# Ipad 2?



## AshV (Dec 28, 2012)

look at the mini also


----------



## TheGrizz (Sep 16, 2011)

I would recommend a lifeproof nüüd case for the iPad. Makes the device completely water and dust proof, but leaves the screen exposed, so you might want a separate screen protector just for that.


----------



## KennMacMoragh (Sep 16, 2008)

A.Murrill said:


> Thanks for the advice. I love my iPhone and iPod so I think I'm gonna go with the ipad, but I'm about to go upgrade it to the 4 with continuous Internet instead of wifi.

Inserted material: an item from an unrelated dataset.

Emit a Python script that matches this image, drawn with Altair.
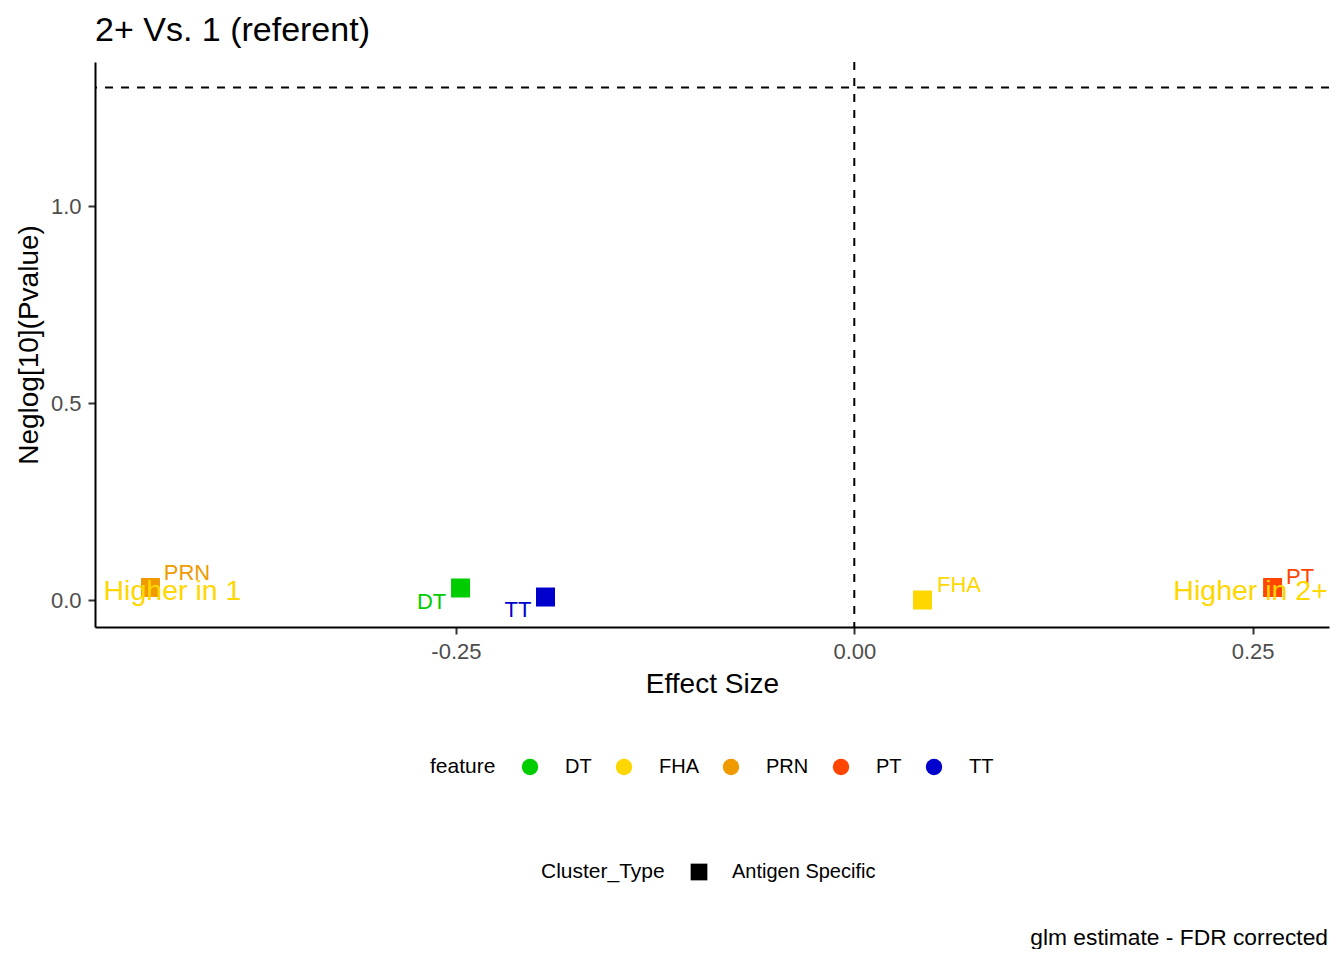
import altair as alt
import pandas as pd

FONT = "Liberation Sans"

# ---- data ----
features = ["DT", "FHA", "PRN", "PT", "TT"]
effect_size = [-0.2471, 0.0428, -0.4417, 0.2625, -0.1938]
neglog_p = [0.0305, 0.0, 0.0317, 0.0317, 0.0076]
cluster_type = ["Antigen Specific"] * 5
feature_colors = ["#00CD00", "#FFD700", "#EE9A00", "#FF4500", "#0000CD"]

annot_text = ["Higher in 1", "Higher in 2+"]
annot_x = [-0.4279, 0.2487]
annot_y = [0.0, 0.0]

sig_line = [1.301]      # -log10(0.05)
zero_line = [0.0]

x_ticks = [-0.25, 0.0, 0.25]
y_ticks = [0.0, 0.5, 1.0]
x_domain = [-0.4765, 0.2979]
y_domain = [-0.0685, 1.3655]

caption = "glm estimate - FDR corrected"

df = pd.DataFrame({
    "feature": features,
    "effect": effect_size,
    "neglog": neglog_p,
    "Cluster_Type": cluster_type,
})

# label offsets (ggrepel placement), in pixels
label_offsets = {
    "DT": (-29, 14),
    "FHA": (36.5, -15.5),
    "PRN": (36.5, -14.5),
    "PT": (27.5, -11),
    "TT": (-27.5, 12.5),
}

xs = alt.Scale(domain=x_domain, nice=False, zero=False)
ys = alt.Scale(domain=y_domain, nice=False, zero=False)
cs = alt.Scale(domain=features, range=feature_colors)

x_enc = alt.X(
    "effect:Q", scale=xs, title="Effect Size",
    axis=alt.Axis(values=x_ticks,
                  labelExpr="replace(format(datum.value, '.2f'), '\u2212', '-')"),
)
y_enc = alt.Y(
    "neglog:Q", scale=ys, title="Neglog[10](Pvalue)",
    axis=alt.Axis(values=y_ticks, format=".1f"),
)

vline = alt.Chart(pd.DataFrame({"effect": zero_line})).mark_rule(
    strokeDash=[8, 8], strokeWidth=2, color="black"
).encode(x=alt.X("effect:Q", scale=xs))

hline = alt.Chart(pd.DataFrame({"neglog": sig_line})).mark_rule(
    strokeDash=[8, 8], strokeWidth=2, color="black"
).encode(y=alt.Y("neglog:Q", scale=ys))

points = alt.Chart(df).mark_point(
    filled=True, size=361, opacity=1, strokeWidth=0
).encode(
    x=x_enc,
    y=y_enc,
    color=alt.Color(
        "feature:N", scale=cs, title="feature",
        legend=alt.Legend(
            orient="none", legendX=335, legendY=695, direction="horizontal",
            titleOrient="left", titlePadding=24, titleFontSize=21,
            titleFontWeight="normal", titleFont=FONT, titleColor="black",
            titleBaseline="middle", titleAnchor="middle",
            labelFont=FONT, labelFontSize=20, labelColor="black",
            labelOffset=25, columnPadding=22,
            symbolType="circle", symbolSize=270, symbolStrokeWidth=0,
            symbolOpacity=1,
        ),
    ),
    shape=alt.Shape(
        "Cluster_Type:N",
        scale=alt.Scale(domain=["Antigen Specific"], range=["square"]),
        title="Cluster_Type",
        legend=alt.Legend(
            orient="none", legendX=446, legendY=800, direction="horizontal",
            titleOrient="left", titlePadding=24, titleFontSize=21,
            titleFontWeight="normal", titleFont=FONT, titleColor="black",
            titleBaseline="middle", titleAnchor="middle",
            labelFont=FONT, labelFontSize=20, labelColor="black",
            labelOffset=23,
            symbolSize=280, symbolFillColor="black", symbolStrokeColor="black",
            symbolStrokeWidth=0, symbolOpacity=1,
        ),
    ),
)

labels = []
for i, f in enumerate(features):
    dx, dy = label_offsets[f]
    labels.append(
        alt.Chart(df).transform_filter(alt.datum.feature == f).mark_text(
            font=FONT, fontSize=22, dx=dx, dy=dy, baseline="middle",
            align="center", color=feature_colors[i]
        ).encode(x=alt.X("effect:Q", scale=xs), y=alt.Y("neglog:Q", scale=ys),
                 text="feature:N")
    )

annot = alt.Chart(pd.DataFrame({"effect": annot_x, "neglog": annot_y, "t": annot_text})).mark_text(
    font=FONT, fontSize=28.5, baseline="alphabetic", align="center", color="#FFD700"
).encode(x=alt.X("effect:Q", scale=xs), y=alt.Y("neglog:Q", scale=ys), text="t:N")

cap = alt.Chart(pd.DataFrame({"t": [caption]})).mark_text(
    font=FONT, fontSize=22.8, align="right", baseline="alphabetic", color="black"
).encode(x=alt.value(1233), y=alt.value(883), text="t:N")

chart = alt.layer(vline, hline, points, *labels, annot, cap).properties(
    width=1234, height=565,
    title=alt.TitleParams(
        "2+ Vs. 1 (referent)", anchor="start", frame="group", fontSize=34,
        fontWeight="normal", font=FONT, color="black", offset=13,
    ),
    padding={"left": 87, "top": 54, "right": 5, "bottom": 322},
    autosize=alt.AutoSizeParams(type="none"),
).configure_view(stroke=None).configure_axis(
    grid=False, domainColor="black", domainWidth=2, tickColor="#333333",
    tickWidth=2, tickSize=7, labelFont=FONT, labelFontSize=22,
    labelColor="#4D4D4D", titleFont=FONT, titleFontSize=28,
    titleFontWeight="normal", titleColor="black",
).configure_axisX(labelPadding=7, titlePadding=8).configure_axisY(
    labelPadding=7, titlePadding=7
)

chart.save("out.html", embed_options={"renderer": "svg", "actions": False})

Yeah if you have the iPhone it wouldn't make any sense to get anything other than the iPad. iCloud will work between the two, along with "find my iPhone or iPad". I use them both quite a bit, not one problem with the iPad so far. I downloaded Picasa and use it for a web album of all my work. Do you have the third generation iPad2? With the retina display? Your pictures will look way better on it than with the first iPad2.


----------



## Roofcheck (Dec 27, 2011)

CarrPainting said:


> its called Cydia. Best app hands down for any iphone/ipad.
> 
> 
> 
> ...


Get that magnet away from my ipad


----------



## A.Murrill (Nov 25, 2011)

I ended up with a 16G 3rd generation on my phone plan. So far so good. I have tried a bunch of the apps you guys recommended. I also bought Estimator app. It works great too. Im loving it.


----------